KLASİK İŞLER YOKOLUYOR
Açıkçası işin tanımı da değişiyor. Bildiğimiz klasik mavi yaka üretim işlerinin sayısı azalıyor, daha da azalacak. Robotlar üç vardiya çalışıyor, yemek molası vermiyor, izin kullanmıyor, yorulmuyor, hasta olmuyor, ücret artışı istemiyor, karanlıkta da çalışabiliyor. Klasik mavi yaka işlerin yerine, gelişmiş üretim ekipmanını çalıştırmak ve desteklemek için yüksek-teknoloji becerileri ise ciddi bir ihtiyaç olarak artmakta. Bu alanda yeterli insan yok, bir beceri açığı var. Çalışanların sabah bir ofise gidip akşam döndüğü klasik beyaz yaka işler de azalıyor, azalacak. Öncelikle bu işlerin daha basit olanlarına makineler girdi ve girmeye devam ediyor. Daha komplike olan işlerde ise karmaşıklık arttı ve daha keskin uzmanlıklar gerekmeye başladı. Bu konularda da şirketler her konuda uzmanı bünyelerinde tutacaklarına dışarıdan hizmet almayı tercih ediyorlar. Danışmanlığın altın çağı yaşanıyor.
Yeni Yaka işleri yaratmada ve ülkenin rekabet gündemini oluşturmada Türkiye’de devlete ve özel sektöre karşılıklı olarak düşen görevler var.
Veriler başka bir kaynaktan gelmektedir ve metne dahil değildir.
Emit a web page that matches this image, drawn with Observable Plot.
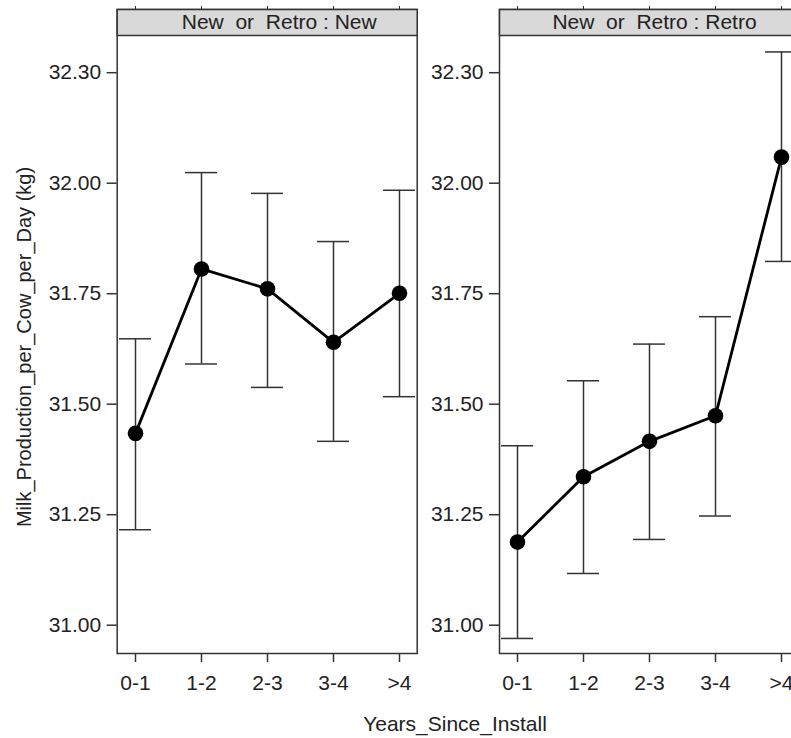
<!DOCTYPE html>
<html>
<head>
<meta charset="utf-8">
<script src="https://cdn.jsdelivr.net/npm/d3@7"></script>
<script src="https://cdn.jsdelivr.net/npm/@observablehq/plot@0.6"></script>
<style>
  html, body { margin: 0; padding: 0; background: #fff; }
  #chart { position: relative; width: 791px; height: 738px; overflow: hidden; background: #fff;
           font-family: "Liberation Sans", Arial, sans-serif; color: #222; }
  .panel { position: absolute; top: 0; }
  .panel svg { max-width: none !important; display: block; }
  .panel svg text { white-space: pre; }
  .lab { position: absolute; white-space: nowrap; color: #222; }
</style>
</head>
<body>
<div id="chart"></div>
<script>
// ---- data ----
const categories = ["0-1", "1-2", "2-3", "3-4", ">4"];
const stripLabels = ["New  or  Retro : New", "New  or  Retro : Retro"];

const newMean  = [31.434, 31.806, 31.761, 31.640, 31.751];
const newLower = [31.216, 31.591, 31.538, 31.416, 31.517];
const newUpper = [31.648, 32.024, 31.977, 31.868, 31.984];

const retroMean  = [31.188, 31.336, 31.416, 31.474, 32.059];
const retroLower = [30.970, 31.117, 31.194, 31.247, 31.823];
const retroUpper = [31.406, 31.553, 31.636, 31.698, 32.297];

const yTickValues = [31, 31.25, 31.5, 31.75, 32, 32.25];
const yTickLabels = ["31.00", "31.25", "31.50", "31.75", "32.00", "32.30"];

const xTitle = "Years_Since_Install";
const yTitle = "Milk_Production_per_Cow_per_Day (kg)";

// ---- layout ----
const panels = [
  {strip: stripLabels[0], mean: newMean, lo: newLower, hi: newUpper,
   left: 0, width: 430, marginLeft: 116.7, marginRight: 13.3, stripDx: 12},
  {strip: stripLabels[1], mean: retroMean, lo: retroLower, hi: retroUpper,
   left: 420, width: 400, marginLeft: 79, marginRight: 21, stripDx: 5}
];

const H = 738, mTop = 9, mBottom = 85, stripH = 26, fs = 21;
const chart = document.getElementById("chart");

for (const p of panels) {
  const data = categories.map((c, i) => ({cat: c, mean: p.mean[i], lo: p.lo[i], hi: p.hi[i]}));
  const plot = Plot.plot({
    width: p.width,
    height: H,
    marginTop: mTop,
    marginBottom: mBottom,
    marginLeft: p.marginLeft,
    marginRight: p.marginRight,
    style: {fontFamily: '"Liberation Sans", Arial, sans-serif', fontSize: fs + "px", color: "#222", background: "transparent", overflow: "visible"},
    x: {type: "point", domain: categories, padding: 0.27},
    y: {domain: [31, 32.25], range: [624.7, 72.2]},
    marks: [
      Plot.frame({stroke: "#333", strokeWidth: 1.5}),
      Plot.frame({fill: "#d9d9d9", stroke: "#333", strokeWidth: 1.5, insetBottom: H - mTop - mBottom - stripH}),
      Plot.text([p.strip], {text: d => d, frameAnchor: "top", lineAnchor: "middle", dy: stripH / 2, dx: p.stripDx, fontSize: fs, fill: "#222"}),
      Plot.axisX({anchor: "top", tickSize: 4, tickFormat: () => "", label: null, stroke: "#333"}),
      Plot.axisX({anchor: "bottom", tickSize: 9, tickPadding: 13, label: null, fontSize: fs, stroke: "#333", strokeWidth: 1.5}),
      Plot.axisY({ticks: yTickValues, tickFormat: d => yTickLabels[yTickValues.indexOf(d)], tickSize: 10, tickPadding: 6, label: null, fontSize: fs, stroke: "#333", strokeWidth: 1.5}),
      Plot.ruleX(data, {x: "cat", y1: "lo", y2: "hi", stroke: "#333", strokeWidth: 1.5}),
      Plot.ruleY(data, {y: "hi", x1: "cat", x2: "cat", insetLeft: -16, insetRight: -16, stroke: "#333", strokeWidth: 1.5}),
      Plot.ruleY(data, {y: "lo", x1: "cat", x2: "cat", insetLeft: -16, insetRight: -16, stroke: "#333", strokeWidth: 1.5}),
      Plot.line(data, {x: "cat", y: "mean", stroke: "#000", strokeWidth: 2.8}),
      Plot.dot(data, {x: "cat", y: "mean", r: 7.8, fill: "#000", stroke: "none"})
    ]
  });
  const div = document.createElement("div");
  div.className = "panel";
  div.style.left = p.left + "px";
  div.style.width = p.width + "px";
  div.appendChild(plot);
  chart.appendChild(div);
}

const xl = document.createElement("div");
xl.className = "lab";
xl.textContent = xTitle;
xl.style.fontSize = "21px";
xl.style.left = "455px";
xl.style.top = "724px";
xl.style.transform = "translate(-50%, -50%)";
chart.appendChild(xl);

const yl = document.createElement("div");
yl.className = "lab";
yl.textContent = yTitle;
yl.style.fontSize = "20px";
yl.style.left = "24px";
yl.style.top = "347px";
yl.style.transform = "translate(-50%, -50%) rotate(-90deg)";
chart.appendChild(yl);
</script>
</body>
</html>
Eğitim planlamasının, ortaya çıkan ihtiyaçlara baz edilmesi, işlerin eğitim modelini ve kapasitesini yönlendirmesi devlete düşen bir rol. Bu iyi yapılırsa toplum çok daha mutlu olur. İhtiyaç olan alanlarda, doğru eğitim modelinde okulların ve okul sonrası eğitimin sponsor edilmesi de özel sektör tarafına düşen görev.
Yeni yaka işler daha güvenli, zekayı geliştirici, daha iyi ücretli ve ülkenin rekabet profilini yükseltecek işler. Geleceğin iş pazar yerinde hiçbir becerisi olmayan kişilere çok daha az iş olacak.